Another piece of equipment that is beginning to be seen more is the rotary broom. These engine-powered units have been sold to courses for use in their bunkers and for clearing up heavy debris such as beechnuts. They are now available together with a range of other attachments such as, a long reach hedge cutter, pole prune and brush cutter. All are interchangeable and use only one power source.
At the end of the day
When considering leaf collecting equipment it should be borne in mind that this operation spans only a short period of time, so to get the most out of an investment a wider application range needs to be considered. Will the machinery perform other tasks throughout year so that the capital outlay is justified? In most cases this will be yes.
To speed up the decomposing process leaves could be passed through a shredder. This also has another advantage in that it reduces the volume, so less space is required. This type of machine will also process brushwood and small diameter branches.
There are plenty of commercial and semi-commercial shredders now on the market. The size of unit to go for will depend on the largest amount of vegetation that is likely to be encountered during the year.
When deciding on a suitable model there are a number of points that should be taken into account.
On most commercial machines this consists of a drum with either a series of flails or hammers. These need to be kept sharp and balanced, so an important factor to take into consideration is how easy it is to access them to replace any worn or damaged ones.
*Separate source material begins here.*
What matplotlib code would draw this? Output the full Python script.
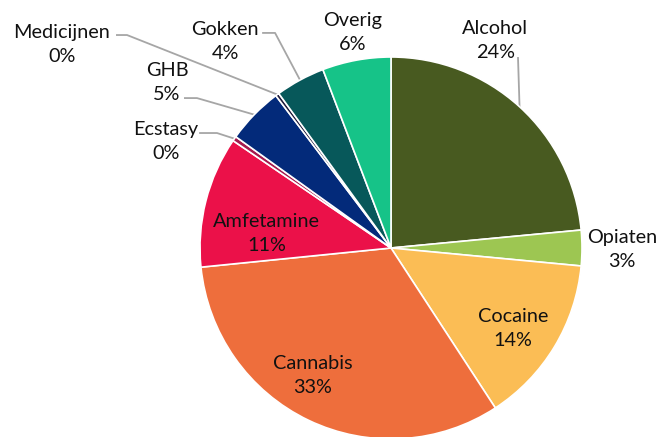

There is a choice of petrol, diesel or LPG and it is generally a matter of preference which is chosen, however, output is important if the unit is to work efficiently - plenty of power needs to be readily available.
The size of opening for material to enter the shredding chamber must comply with laid down regulations, but this can sometimes make feeding the unit slow, so it is worth looking at a few models to see which one has the best system for your use. Some of the larger machines have an automatic feeder.
While ideally the shredder is kept in one location, there may be times when it is required by others, so the ease with which it can be transported maybe a factor.